_Your goal:_ Copy all of the material exactly. Pictures are not to appear in the copy.

_Data extract:_
--- START ---

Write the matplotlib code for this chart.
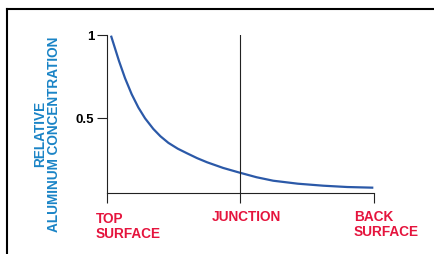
import matplotlib.pyplot as plt
from matplotlib.lines import Line2D

# depth position: 0 = top surface, 1 = junction, 2 = back surface
depth = [0.03, 0.09, 0.135, 0.185, 0.235, 0.285, 0.347, 0.40, 0.46, 0.53, 0.60, 0.675,
         0.75, 0.87, 0.983, 1.12, 1.245, 1.43, 1.62, 1.80, 1.995]
conc = [0.996, 0.843, 0.740, 0.643, 0.563, 0.498, 0.434, 0.390, 0.350, 0.315, 0.287, 0.258,
        0.233, 0.199, 0.173, 0.143, 0.122, 0.104, 0.092, 0.084, 0.080]
yticks = [0.5, 1]
ytick_labels = ['0.5', '1']
x_labels = ['TOP\nSURFACE', 'JUNCTION', 'BACK\nSURFACE']

W, H = 434, 255
plt.rcParams['font.family'] = ['Liberation Sans', 'DejaVu Sans']
fig = plt.figure(figsize=(W / 100, H / 100), dpi=100)

# axes box in pixels: x 107..374, y 36..194 (from top)
ax = fig.add_axes([107 / W, 1 - 194 / H, (374 - 107) / W, (194 - 36) / H])
ax.set_xlim(0, 2)
ax.set_ylim(0.048, 1)

axis_col = '#222222'
ax.plot(depth, conc, color='#2b59a8', lw=1.6, solid_capstyle='butt', solid_joinstyle='round')
ax.axvline(1, color=axis_col, lw=0.8)

for s in ['top', 'right']:
    ax.spines[s].set_visible(False)
for s in ['left', 'bottom']:
    ax.spines[s].set_color(axis_col)
    ax.spines[s].set_linewidth(0.8)

ax.set_xticks([0, 1, 2])
ax.set_xticklabels([])
ax.tick_params(axis='x', length=7, width=0.8, color=axis_col, direction='out')
ax.set_yticks(yticks)
ax.set_yticklabels(ytick_labels, fontsize=9.5, fontweight='bold')
ax.tick_params(axis='y', length=7.5, width=0.8, color=axis_col, direction='out', pad=1.5)

red = '#e5143d'
fig.text(96 / W, 1 - 212 / H, x_labels[0], color=red, fontsize=9.8, fontweight='bold',
         ha='left', va='top', linespacing=1.05)
fig.text(246 / W, 1 - 210.5 / H, x_labels[1], color=red, fontsize=9.8, fontweight='bold',
         ha='center', va='top')
fig.text(354 / W, 1 - 210.5 / H, x_labels[2], color=red, fontsize=9.8, fontweight='bold',
         ha='left', va='top', linespacing=1.05)

fig.text(47 / W, 1 - 134 / H, 'RELATIVE\nALUMINUM CONCENTRATION', color='#1a84c6',
         fontsize=9.8, fontweight='bold', rotation=90, ha='center', va='center',
         multialignment='center', linespacing=1.05)

# frame lines on top and left
fig.add_artist(Line2D([7 / W, 1], [1 - 9.5 / H, 1 - 9.5 / H], color='black', lw=1.5,
                      transform=fig.transFigure))
fig.add_artist(Line2D([7 / W, 7 / W], [0, 1 - 9.5 / H], color='black', lw=1.5,
                      transform=fig.transFigure))

fig.savefig('out.png', dpi=100)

--- END ---

_Complete output:_
Write the matplotlib code for this chart.
import matplotlib.pyplot as plt
from matplotlib.lines import Line2D

# depth position: 0 = top surface, 1 = junction, 2 = back surface
depth = [0.03, 0.09, 0.135, 0.185, 0.235, 0.285, 0.347, 0.40, 0.46, 0.53, 0.60, 0.675,
         0.75, 0.87, 0.983, 1.12, 1.245, 1.43, 1.62, 1.80, 1.995]
conc = [0.996, 0.843, 0.740, 0.643, 0.563, 0.498, 0.434, 0.390, 0.350, 0.315, 0.287, 0.258,
        0.233, 0.199, 0.173, 0.143, 0.122, 0.104, 0.092, 0.084, 0.080]
yticks = [0.5, 1]
ytick_labels = ['0.5', '1']
x_labels = ['TOP\nSURFACE', 'JUNCTION', 'BACK\nSURFACE']

W, H = 434, 255
plt.rcParams['font.family'] = ['Liberation Sans', 'DejaVu Sans']
fig = plt.figure(figsize=(W / 100, H / 100), dpi=100)

# axes box in pixels: x 107..374, y 36..194 (from top)
ax = fig.add_axes([107 / W, 1 - 194 / H, (374 - 107) / W, (194 - 36) / H])
ax.set_xlim(0, 2)
ax.set_ylim(0.048, 1)

axis_col = '#222222'
ax.plot(depth, conc, color='#2b59a8', lw=1.6, solid_capstyle='butt', solid_joinstyle='round')
ax.axvline(1, color=axis_col, lw=0.8)

for s in ['top', 'right']:
    ax.spines[s].set_visible(False)
for s in ['left', 'bottom']:
    ax.spines[s].set_color(axis_col)
    ax.spines[s].set_linewidth(0.8)

ax.set_xticks([0, 1, 2])
ax.set_xticklabels([])
ax.tick_params(axis='x', length=7, width=0.8, color=axis_col, direction='out')
ax.set_yticks(yticks)
ax.set_yticklabels(ytick_labels, fontsize=9.5, fontweight='bold')
ax.tick_params(axis='y', length=7.5, width=0.8, color=axis_col, direction='out', pad=1.5)

red = '#e5143d'
fig.text(96 / W, 1 - 212 / H, x_labels[0], color=red, fontsize=9.8, fontweight='bold',
         ha='left', va='top', linespacing=1.05)
fig.text(246 / W, 1 - 210.5 / H, x_labels[1], color=red, fontsize=9.8, fontweight='bold',
         ha='center', va='top')
fig.text(354 / W, 1 - 210.5 / H, x_labels[2], color=red, fontsize=9.8, fontweight='bold',
         ha='left', va='top', linespacing=1.05)

fig.text(47 / W, 1 - 134 / H, 'RELATIVE\nALUMINUM CONCENTRATION', color='#1a84c6',
         fontsize=9.8, fontweight='bold', rotation=90, ha='center', va='center',
         multialignment='center', linespacing=1.05)

# frame lines on top and left
fig.add_artist(Line2D([7 / W, 1], [1 - 9.5 / H, 1 - 9.5 / H], color='black', lw=1.5,
                      transform=fig.transFigure))
fig.add_artist(Line2D([7 / W, 7 / W], [0, 1 - 9.5 / H], color='black', lw=1.5,
                      transform=fig.transFigure))

fig.savefig('out.png', dpi=100)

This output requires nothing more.